Pricing = "Standard"
}
}
data "databricks_node_type" "smallest" {
local_disk = true
depends_on = [
azurerm_databricks_workspace.example
]
}
data "databricks_spark_version" "latest_lts" {
long_term_support = true
depends_on = [
azurerm_databricks_workspace.example
]
}
resource "databricks_cluster" "dbcselfservice" {
cluster_name = "Shared Autoscaling"
spark_version = data.databricks_spark_version.latest_lts.id
node_type_id = data.databricks_node_type.smallest.id
autotermination_minutes = 20
autoscale {
min_workers = 1
max_workers = 7
}
azure_attributes {
availability = "SPOT_AZURE"
first_on_demand = 1
spot_bid_max_price = 100
}
depends_on = [
azurerm_databricks_workspace.example
]
}
resource "databricks_group" "db-group" {
display_name = "adb-users-admin"
allow_cluster_create = true
allow_instance_pool_create = true
depends_on = [
resource.azurerm_databricks_workspace.example
]
}
resource "databricks_user" "dbuser" {
display_name = "Rahul Sharma"
user_name = "[email protected]"
workspace_access = true
depends_on = [
resource.azurerm_databricks_workspace.example
]
}
resource "databricks_group_member" "i-am-admin" {
group_id = databricks_group.db-group.id
member_id = databricks_user.dbuser.id
depends_on = [
resource.azurerm_databricks_workspace.example
]
}
And why do we need to provide two times databricks providers, once under required_providers and again in provider "databricks"?
The required_providers
is used to download and initialize the required providers from the source i.e. Terraform Registry
. But the Provider Block
is used for further configuration of that downloaded provider like describing client_id, features block etc. which can be used for authentication or other configuration.

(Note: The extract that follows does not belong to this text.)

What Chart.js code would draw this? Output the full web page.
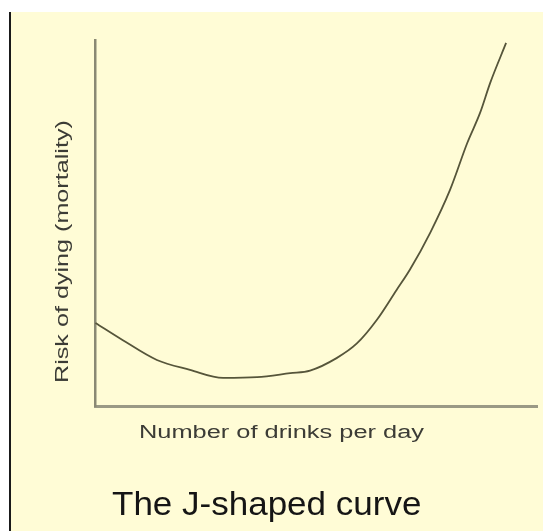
<!DOCTYPE html>
<html>
<head>
<meta charset="utf-8">
<title>The J-shaped curve</title>
<script src="https://cdn.jsdelivr.net/npm/chart.js@4.4.1/dist/chart.umd.min.js"></script>
<style>
    html, body {
        margin: 0;
        padding: 0;
        background: #ffffff;
        width: 543px;
        height: 531px;
        overflow: hidden;
        font-family: "Liberation Sans", Arial, sans-serif;
    }
    #panel {
        position: absolute;
        left: 9px;
        top: 12px;
        width: 532px;
        height: 519px;
        border-left: 2px solid #1a1a1a;
        background: #fffcd6;
    }
    #chartBox {
        position: absolute;
        left: 0;
        top: 0;
        width: 532px;
        height: 519px;
    }
    .label {
        position: absolute;
        white-space: nowrap;
        line-height: 1;
        transform-origin: 0 0;
    }
    /* 元画像は横に引き伸ばされた文字なので scaleX で合わせる */
    #yLabel {
        left: 52.6px;
        top: 383px;
        font-size: 18.5px;
        color: #3c3c36;
        transform: rotate(-90deg) scaleX(1.36);
    }
    #xLabel {
        left: 138.6px;
        top: 422.8px;
        font-size: 18px;
        color: #3c3c36;
        transform: scaleX(1.41);
    }
    #mainTitle {
        left: 112.3px;
        top: 487.5px;
        font-size: 32.5px;
        color: #151515;
        transform: scaleX(1.077);
    }
</style>
</head>
<body>
<div id="panel">
    <div id="chartBox"><canvas id="jCurveChart"></canvas></div>
</div>
<div class="label" id="yLabel">Risk of dying (mortality)</div>
<div class="label" id="xLabel">Number of drinks per day</div>
<div class="label" id="mainTitle">The J-shaped curve</div>

<script>
// 読み取った曲線の値（x: 1日の飲酒量, y: 死亡リスク, 目盛なしの相対値）
const drinks = [0, 0.62, 1.39, 2.14, 2.89, 3.66, 4.41, 4.86, 5.46, 5.92, 6.37, 6.82, 7.12, 7.58, 8.03, 8.42, 8.71, 8.94, 9.30];
const risk = [22.8, 18.1, 12.7, 10.0, 7.8, 8.0, 9.1, 9.8, 13.2, 17.2, 23.6, 31.8, 37.3, 47.4, 59.1, 71.9, 80.1, 88.3, 99.2];

// 軸の範囲
const xRange = [0, 10];
const yRange = [0, 100];

let jCurveChart;

document.addEventListener('DOMContentLoaded', function() {
    createChart();
});

function createChart() {
    const ctx = document.getElementById('jCurveChart').getContext('2d');
    jCurveChart = new Chart(ctx, {
        type: 'line',
        data: {
            datasets: [{
                label: 'Risk of dying',
                data: drinks.map((d, i) => ({x: d, y: risk[i]})),
                borderColor: '#56553a',
                borderWidth: 1.8,
                pointRadius: 0,
                fill: false,
                cubicInterpolationMode: 'monotone',
                clip: false
            }]
        },
        options: {
            responsive: true,
            maintainAspectRatio: false,
            animation: false,
            layout: {
                padding: {left: 84.5, top: 28, right: 6, bottom: 124.5}
            },
            plugins: {
                legend: {display: false},
                tooltip: {enabled: false},
                title: {display: false}
            },
            scales: {
                x: {
                    type: 'linear',
                    min: xRange[0],
                    max: xRange[1],
                    ticks: {display: false},
                    grid: {display: false, drawTicks: false},
                    border: {display: true, color: '#9a9985', width: 3}
                },
                y: {
                    type: 'linear',
                    min: yRange[0],
                    max: yRange[1],
                    ticks: {display: false},
                    grid: {display: false, drawTicks: false},
                    border: {display: true, color: '#8a8974', width: 2.5}
                }
            }
        }
    });
}
</script>
</body>
</html>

CodePudding user response:
The azure_use_msi
option is primarily intended for use from CI/CD pipelines that are executed on machines with managed identity assigned to them. All possible authentication options are described in the documenation, but simplest way is to use authentication via Azure CLI, so you just need to leave host
parameter in the provider block. If you don't have Azure CLI on that machine, you can use combination of host personal access token instead.
if you're running that code from the machine with assigned managed identity, then you need to make sure that this identity is either added into workspace, or it has Contributor access to it - see Azure Databricks documentation for more details.